Following Jesus’ Example of Service
These days, the idea of touching a person’s sweaty feet after a long day in closed toe shoes can be a gross thought to many people. During ancient times, however, people wore sandals everywhere because that was the footwear of the period. Thus, feet were one of the filthiest parts of the body because they were both sweaty and dirty from all things imaginable. Due to their repugnance, the act of washing another person’s feet was seen as a great act of kindness and friendship. In moments when Jesus could have been very self-focused, He chose to be indiscriminately self-less.
Shortly before Jesus’ life came to an end, He took the time to teach His disciples about humble acts of service for God by washing their feet. (John 13:1-5) In Matthew 28:18, Jesus said, “All authority in heaven and on earth has been given to me.” Even though He was the most powerful man alive at the time, Jesus sought to serve rather than be served.
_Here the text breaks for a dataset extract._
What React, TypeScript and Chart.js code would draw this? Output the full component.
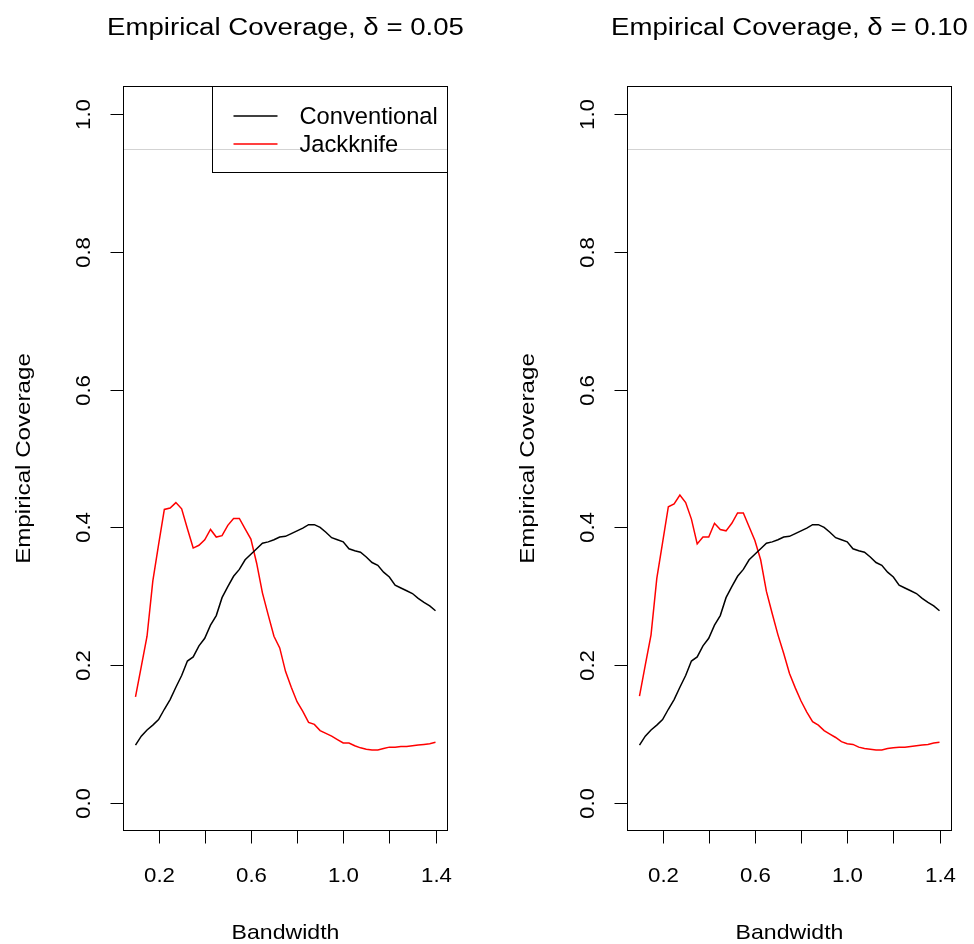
import React, { useEffect, useRef } from "react";
import { Chart, registerables } from "chart.js";

Chart.register(...registerables);

// ---------------- data ----------------
const bandwidth = [
  0.1, 0.125, 0.15, 0.175, 0.2, 0.225, 0.25, 0.275, 0.3, 0.325, 0.35, 0.375, 0.4,
  0.425, 0.45, 0.475, 0.5, 0.525, 0.55, 0.575, 0.6, 0.625, 0.65, 0.675, 0.7,
  0.725, 0.75, 0.775, 0.8, 0.825, 0.85, 0.875, 0.9, 0.925, 0.95, 0.975, 1.0,
  1.025, 1.05, 1.075, 1.1, 1.125, 1.15, 1.175, 1.2, 1.225, 1.25, 1.275, 1.3,
  1.325, 1.35, 1.375, 1.4,
];

const conventional = [
  0.084, 0.097, 0.106, 0.113, 0.121, 0.136, 0.15, 0.168, 0.185, 0.206, 0.212,
  0.228, 0.239, 0.258, 0.272, 0.298, 0.314, 0.329, 0.339, 0.353, 0.361, 0.369,
  0.377, 0.379, 0.382, 0.386, 0.387, 0.391, 0.395, 0.399, 0.404, 0.404, 0.4,
  0.393, 0.385, 0.382, 0.379, 0.369, 0.366, 0.364, 0.357, 0.349, 0.345, 0.335,
  0.328, 0.316, 0.312, 0.308, 0.304, 0.297, 0.291, 0.286, 0.279,
];

const jackknife05 = [
  0.154, 0.198, 0.242, 0.322, 0.375, 0.426, 0.428, 0.436, 0.427, 0.398, 0.37,
  0.374, 0.382, 0.397, 0.386, 0.388, 0.403, 0.413, 0.413, 0.398, 0.383, 0.348,
  0.305, 0.273, 0.242, 0.225, 0.191, 0.168, 0.147, 0.133, 0.117, 0.114, 0.105,
  0.101, 0.097, 0.092, 0.087, 0.087, 0.083, 0.08, 0.078, 0.077, 0.077, 0.079,
  0.081, 0.081, 0.082, 0.082, 0.083, 0.084, 0.085, 0.086, 0.088,
];

const jackknife10 = [
  0.155, 0.2, 0.244, 0.326, 0.378, 0.43, 0.434, 0.447, 0.436, 0.412, 0.376,
  0.386, 0.386, 0.406, 0.397, 0.395, 0.406, 0.421, 0.421, 0.401, 0.381, 0.353,
  0.307, 0.275, 0.244, 0.217, 0.188, 0.167, 0.148, 0.132, 0.118, 0.113, 0.105,
  0.1, 0.095, 0.089, 0.086, 0.085, 0.081, 0.079, 0.078, 0.077, 0.077, 0.079,
  0.08, 0.081, 0.081, 0.082, 0.083, 0.084, 0.085, 0.087, 0.088,
];

const xTicks = [0.2, 0.4, 0.6, 0.8, 1.0, 1.2, 1.4];
const xTickLabels = ["0.2", "", "0.6", "", "1.0", "", "1.4"];
const yTicks = [0, 0.2, 0.4, 0.6, 0.8, 1.0];
const yTickLabels = ["0.0", "0.2", "0.4", "0.6", "0.8", "1.0"];
const targetLevel = 0.95;

const panelTitles = ["Empirical Coverage, \u03b4 = 0.05", "Empirical Coverage, \u03b4 = 0.10"];
const seriesNames = ["Conventional", "Jackknife"];
const xTitle = "Bandwidth";
const yTitle = "Empirical Coverage";

// ---------------- styling ----------------
const FONT = '"Liberation Sans", Arial, Helvetica, sans-serif';
const PANEL_W = 487;
const H = 944;

// draw text at (x, y) baseline, with a stretch factor along the text direction
function drawText(
  ctx: CanvasRenderingContext2D,
  text: string,
  x: number,
  y: number,
  px: number,
  stretch: number,
  rotate: boolean,
  align: CanvasTextAlign = "center"
) {
  ctx.save();
  ctx.font = `${px}px ${FONT}`;
  ctx.textAlign = align;
  ctx.textBaseline = "alphabetic";
  ctx.translate(x, y);
  if (rotate) ctx.rotate(-Math.PI / 2);
  ctx.scale(stretch, 1);
  ctx.fillText(text, 0, 0);
  ctx.restore();
}

function rPlugin(title: string, showLegend: boolean) {
  return {
    id: "rbase",
    beforeDatasetsDraw(chart: any) {
      const { ctx, chartArea: a, scales } = chart;
      const y = Math.round(scales.y.getPixelForValue(targetLevel)) + 0.5;
      ctx.save();
      ctx.strokeStyle = "#d3d3d3";
      ctx.lineWidth = 1;
      ctx.beginPath();
      ctx.moveTo(a.left, y);
      ctx.lineTo(a.right, y);
      ctx.stroke();
      ctx.restore();
    },
    afterDraw(chart: any) {
      const { ctx, chartArea: a, scales } = chart;
      ctx.save();
      ctx.strokeStyle = "#000";
      ctx.fillStyle = "#000";
      ctx.lineWidth = 1;
      // box
      ctx.strokeRect(a.left, a.top, a.right - a.left, a.bottom - a.top);
      // x ticks
      xTicks.forEach((v, i) => {
        const px = Math.round(scales.x.getPixelForValue(v)) + 0.5;
        ctx.beginPath();
        ctx.moveTo(px, a.bottom);
        ctx.lineTo(px, a.bottom + 13);
        ctx.stroke();
        if (xTickLabels[i]) drawText(ctx, xTickLabels[i], px, a.bottom + 51.5, 21, 1.06, false);
      });
      // y ticks
      yTicks.forEach((v, i) => {
        const py = Math.round(scales.y.getPixelForValue(v)) + 0.5;
        ctx.beginPath();
        ctx.moveTo(a.left - 13, py);
        ctx.lineTo(a.left, py);
        ctx.stroke();
        drawText(ctx, yTickLabels[i], a.left - 34, py, 21, 1.06, true);
      });
      // axis titles
      drawText(ctx, xTitle, (a.left + a.right) / 2, a.bottom + 108.5, 21, 1.1, false);
      drawText(ctx, yTitle, a.left - 93.5, (a.top + a.bottom) / 2, 21, 1.15, true);
      // main title
      drawText(ctx, title, (a.left + a.right) / 2, 35, 23.5, 1.175, false);
      // legend
      if (showLegend) {
        const lx = Math.round(a.right - 236) + 0.5;
        const ly = a.top;
        ctx.strokeRect(lx, ly, a.right - lx, 86);
        const colors = ["#000000", "#ff0000"];
        seriesNames.forEach((name, i) => {
          const yy = ly + 29.5 + i * 28;
          ctx.strokeStyle = colors[i];
          ctx.lineWidth = 1.3;
          ctx.beginPath();
          ctx.moveTo(lx + 21, yy);
          ctx.lineTo(lx + 65, yy);
          ctx.stroke();
          drawText(ctx, name, lx + 87, yy + 8, 23.7, 1, false, "left");
        });
      }
      ctx.restore();
    },
  };
}

function Panel({ index }: { index: number }) {
  const ref = useRef<HTMLCanvasElement | null>(null);
  useEffect(() => {
    if (!ref.current) return;
    const jack = index === 0 ? jackknife05 : jackknife10;
    const padLeft = index === 0 ? 123.5 : 140.5;
    const padRight = index === 0 ? 39.5 : 22.5;
    const chart = new Chart(ref.current, {
      type: "line",
      data: {
        datasets: [
          {
            label: seriesNames[0],
            data: bandwidth.map((x, i) => ({ x, y: conventional[i] })),
            borderColor: "#000000",
            borderWidth: 1.5,
            pointRadius: 0,
            tension: 0,
            fill: false,
          },
          {
            label: seriesNames[1],
            data: bandwidth.map((x, i) => ({ x, y: jack[i] })),
            borderColor: "#ff0000",
            borderWidth: 1.5,
            pointRadius: 0,
            tension: 0,
            fill: false,
          },
        ],
      },
      options: {
        animation: false,
        responsive: false,
        devicePixelRatio: 1,
        layout: { padding: { left: padLeft, right: padRight, top: 86.5, bottom: 113.5 } },
        scales: {
          x: { type: "linear", min: 0.048, max: 1.452, display: false },
          y: { type: "linear", min: -0.04, max: 1.04, display: false },
        },
        plugins: {
          legend: { display: false },
          title: { display: false },
          tooltip: { enabled: false },
        },
      },
      plugins: [rPlugin(panelTitles[index], index === 0)],
    } as any);
    return () => chart.destroy();
  }, [index]);
  return (
    <canvas
      ref={ref}
      width={PANEL_W}
      height={H}
      style={{ position: "absolute", left: index * PANEL_W, top: 0, width: PANEL_W, height: H }}
    />
  );
}

export default function App() {
  return (
    <div style={{ position: "absolute", left: 0, top: 0, width: 974, height: 944, background: "#fff" }}>
      <Panel index={0} />
      <Panel index={1} />
    </div>
  );
}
Despite His approaching death, Jesus’ focus remained on glorifying God and teaching righteousness so that others could be saved. John 13:14-15 reads, “If I then, your Lord and Teacher, have washed your feet, you also ought to wash one another's feet. For I have given you an example, that you also should do just as I have done to you.”
Serving others can take up a lot of time, energy, and be uncomfortable. Therefore, it can be tempting to back away, or want to rush through the work. However, Jesus took the time to clean and dry the feet of each disciple. He even compassionately washed the feet of His known enemy and betrayer, Judas Iscariot. Later, Jesus gave His life so that each person’s soul can wiped clean from sin. John 3:16-17 says, “For God so loved the world, that he gave his only Son, that whoever believes in him should not perish but have eternal life. For God did not send his Son into the world to condemn the world, but in order that the world might be saved through him.”
No matter what season of life, or challenges God’s children may be facing when serving God, Jesus’ example is awe inspiring. The hymn, “It Is Well with My Soul” has a verse that says, “My sin—oh, the bliss of this glorious thought—My sin, not in part, but the whole, Is nailed to His Cross, and I bear it no more; Praise the Lord, praise the Lord, O my soul!” How often does God’s love motivate you to be self-less?